Proceedings against former PM Dusko Markovic suspended: Court claims he didn't insult Serb people
The Higher Court did not find that the former prime minister gravely insulted the Serb people, as stated in the accusations made by the fugitive businessman
The Higher Court in Podgorica has suspended criminal proceedings against former Montenegrin Prime Minister Dusko Markovic for criminal acts of inciting racial, religious and national hatred and violating freedom of choice, thus ruling on a private complaint made by fugitive businessman Dusko Knezevic, the Higher Court told the daily Pobjeda.
As stated, the criminal proceedings against Markovic have been suspended because the court found that the prime minister's speech on August 26, 2020, did not contain elements of the criminal acts listed in Dusko Knezevic's private complaint.
The Higher Court did not find that the former prime minister gravely insulted the Serb people, as stated in the accusations made by the fugitive businessman, reports Tanjug.
Knezevic and his lawyers believe that Markovic made insulting and threatening statements in his speech on August 26 last year, saying, "We have the same political and national ideology as before, which gives primacy to one nation."

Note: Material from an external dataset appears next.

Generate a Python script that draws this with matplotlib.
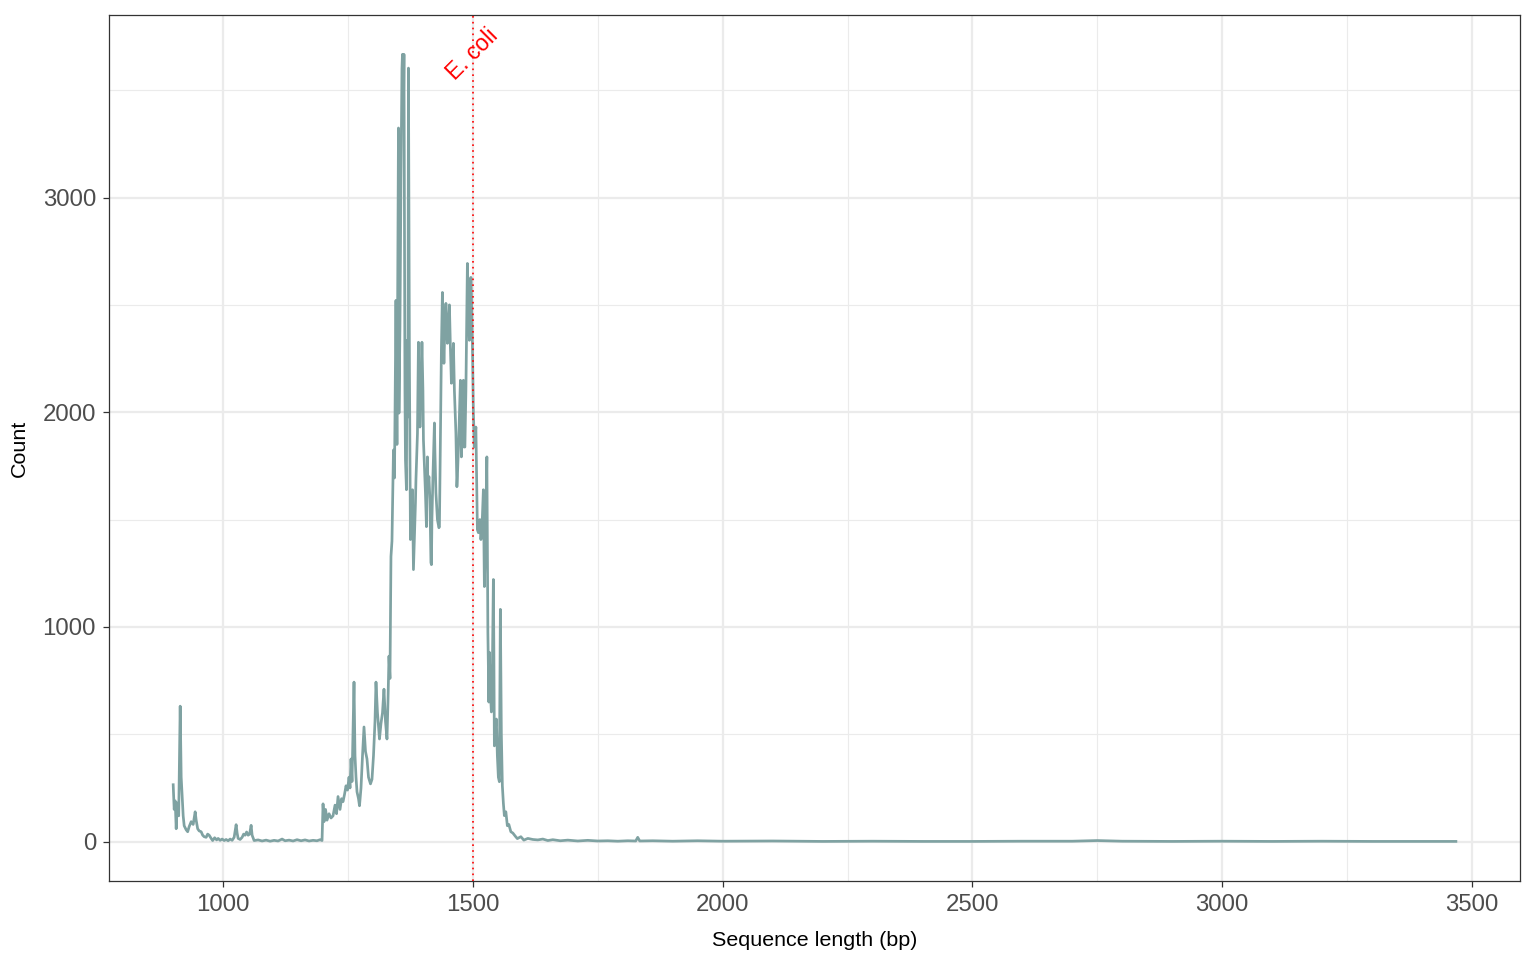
import numpy as np
import matplotlib
matplotlib.use("Agg")
import matplotlib.pyplot as plt
from matplotlib.ticker import MultipleLocator

# sequence length (bp) -> read count
lengths = [900, 902, 904, 906, 908, 911, 914, 916, 918, 920, 922, 926, 929, 932, 936, 940,
           944, 946, 949, 952, 956, 959, 962, 966, 969, 972, 976, 979, 983, 987, 990, 994,
           998, 1002, 1006, 1010, 1014, 1018, 1022, 1026, 1028, 1030, 1034, 1038, 1041, 1044,
           1047, 1050, 1053, 1056, 1058, 1062, 1070, 1078, 1086, 1094, 1102, 1110, 1118, 1124,
           1132, 1140, 1148, 1156, 1164, 1172, 1180, 1188, 1194, 1198,
           1200, 1202, 1205, 1208, 1212, 1216, 1220, 1224, 1227, 1230, 1234, 1237, 1240, 1243,
           1246, 1249, 1252, 1254, 1256, 1258, 1260, 1262, 1264, 1266, 1268, 1271, 1273, 1276,
           1279, 1282, 1285, 1288, 1291, 1295, 1298, 1301, 1304, 1306, 1309, 1313, 1316, 1319,
           1322, 1325, 1328, 1330, 1332, 1334, 1336, 1338, 1341, 1343, 1346, 1348, 1351, 1352,
           1354, 1356, 1358, 1359, 1361, 1362, 1364, 1365, 1367, 1368, 1370, 1371, 1373, 1375,
           1377, 1379, 1381, 1383, 1385, 1386, 1389, 1391, 1392, 1394, 1396, 1398, 1400, 1401,
           1403, 1405, 1407, 1409, 1410, 1412, 1414, 1416, 1417, 1418, 1420, 1423, 1424, 1426,
           1429, 1432, 1433, 1435, 1437, 1439, 1442, 1444, 1446, 1449, 1451, 1453, 1455, 1457,
           1459, 1461, 1463, 1466, 1468, 1469, 1472, 1475, 1477, 1479, 1481, 1482, 1484, 1486,
           1488, 1489, 1491, 1493, 1496, 1497, 1499, 1501, 1503, 1506, 1509, 1511, 1514, 1516,
           1518, 1521, 1523, 1525, 1528, 1530, 1532, 1533, 1535, 1537, 1539, 1541, 1542, 1543,
           1545, 1547, 1549, 1551, 1553, 1555, 1557, 1559, 1561, 1563, 1566, 1569, 1572, 1576,
           1580, 1585, 1589, 1596, 1602, 1610, 1620, 1630, 1640, 1650, 1660, 1675, 1690, 1710,
           1730, 1750, 1770, 1790, 1810, 1826, 1830, 1834, 1860, 1900, 1950, 2000, 2100, 2200,
           2300, 2400, 2500, 2600, 2700, 2750, 2800, 2900, 3000, 3100, 3200, 3300, 3400, 3468]

counts = [265, 150, 190, 60, 180, 120, 631, 300, 214, 120, 74, 55, 46, 70, 93, 80,
          139, 100, 60, 50, 46, 30, 23, 20, 35, 30, 15, 5, 18, 8, 15, 6,
          12, 5, 10, 4, 12, 6, 20, 79, 40, 15, 10, 20, 35, 30,
          45, 30, 35, 76, 30, 5, 8, 3, 7, 2, 6, 3, 12, 4,
          7, 3, 9, 4, 8, 3, 6, 4, 9, 5,
          176, 93, 150, 100, 130, 110, 120, 170, 130, 210, 150, 200, 186, 220,
          260, 240, 300, 250, 385, 280, 500, 743, 400, 300, 232, 200, 167, 250,
          400, 534, 420, 385, 300, 269, 290, 400, 560, 743, 600, 478, 550, 600,
          710, 560, 478, 650, 864, 760, 1328, 1400, 1824, 1694, 2521, 1850, 3324, 1996,
          2400, 3078, 3600, 3667, 3400, 3667, 2100, 1778, 1639, 2335, 1978, 3603, 2200, 1407,
          1550, 1639, 1267, 1421, 1578, 1685, 1900, 2326, 2200, 1931, 2100, 2326, 2100, 1871,
          1750, 1625, 1467, 1792, 1647, 1700, 1592, 1300, 1290, 1500, 1700, 1950, 1815, 1625,
          1500, 1462, 1467, 1900, 2300, 2558, 2228, 2400, 2507, 2321, 2400, 2500, 2300, 2135,
          2200, 2321, 2100, 1903, 1653, 1699, 1900, 2149, 1792, 2000, 2149, 1838, 1838, 2100,
          2500, 2693, 2500, 2335, 2628, 2550, 2321, 2000, 1838, 1931, 1453, 1439, 1500, 1407,
          1450, 1639, 1188, 1400, 1792, 975, 650, 882, 700, 604, 800, 1221, 900, 446,
          520, 571, 400, 300, 279, 1082, 500, 260, 180, 121, 139, 74, 80, 46,
          40, 25, 14, 23, 7, 15, 10, 8, 12, 5, 9, 4, 7, 3,
          6, 3, 4, 2, 4, 3, 20, 3, 4, 2, 4, 2, 3, 1,
          2, 1, 1, 2, 2, 5, 2, 1, 2, 1, 2, 1, 1, 1]

ecoli_length = 1500
ecoli_label = "E. coli"

plt.rcParams['font.family'] = ['Liberation Sans', 'DejaVu Sans']

fig = plt.figure(figsize=(10.24, 6.4), dpi=150)
ax = fig.add_axes([0.071, 0.0823, 0.9186, 0.9021])

x = np.array(lengths)
y = np.array(counts)

ax.plot(x, y, color='#7FA2A2', linewidth=1.3, zorder=3)
ax.axvline(ecoli_length, color='#FF0000', linestyle=(0, (1, 2.5)), linewidth=0.8, zorder=4)
ax.text(ecoli_length, y.max(), ecoli_label, color='#FF0000', rotation=45,
        ha='center', va='center', fontsize=11, zorder=5)

# ggplot-like 5% expansion
xr = x.max() - x.min()
ax.set_xlim(x.min() - 0.05 * xr, x.max() + 0.05 * xr)
yr = y.max()
ax.set_ylim(-0.05 * yr, y.max() + 0.05 * yr)

ax.xaxis.set_major_locator(MultipleLocator(500))
ax.xaxis.set_minor_locator(MultipleLocator(250))
ax.yaxis.set_major_locator(MultipleLocator(1000))
ax.yaxis.set_minor_locator(MultipleLocator(500))

ax.grid(which='major', color='#EBEBEB', linewidth=1.1, zorder=0)
ax.grid(which='minor', color='#EBEBEB', linewidth=0.55, zorder=0)
ax.set_axisbelow(True)

for s in ax.spines.values():
    s.set_color('#333333')
    s.set_linewidth(0.6)

ax.tick_params(which='major', length=2.75, width=0.6, color='#333333',
               labelsize=11.5, labelcolor='#4D4D4D', pad=3.5)
ax.tick_params(which='minor', length=0)

ax.set_xlabel('Sequence length (bp)', fontsize=10.3, color='black', labelpad=7)
ax.set_ylabel('Count', fontsize=10.3, color='black', labelpad=6.5)

fig.savefig('out.png', dpi=150)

As Markovic put it, "That can only be if there is no Montenegro; if it is someone else's Montenegro; security institutions know what they are doing; they will respond fiercely on August 30; let them (Serbs) regulate their country in such a way." Knezevic and his lawyers assessed that this was the former prime minister expressing that he wanted members of the Serb nation to leave Montenegro.

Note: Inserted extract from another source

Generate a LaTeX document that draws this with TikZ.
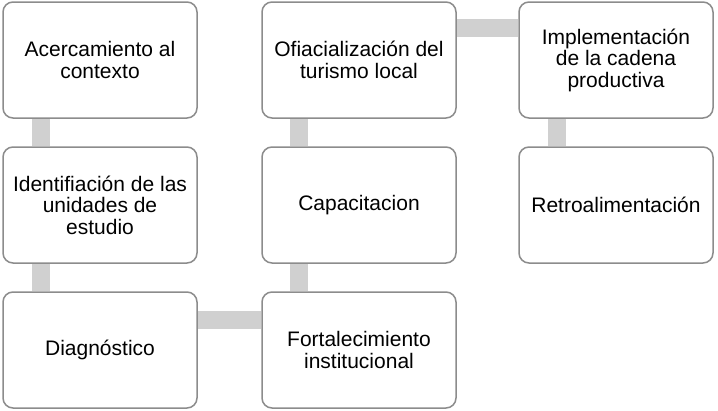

However, the Higher Court did not agree with the statement of lawyer Zdravko Djukanovic that this is a qualified form of the criminal act, because Markovic said it while serving as Montenegro's prime minister.
The Higher Court did not agree with Djukanovic's argument that Markovic also committed the criminal offense of violation of the freedom of choice when voting when he said, "We have a simple choice on August 30, elections are only a formalization or an administrative procedure after the votes have been counted."
The judges of the Higher Court did not support the position presented by the lawyer for the fugitive businessman that Markovic, as the prime minister of Montenegro, influenced citizens to vote for the DPS party-led list, thus trying to prejudge the outcome of the elections.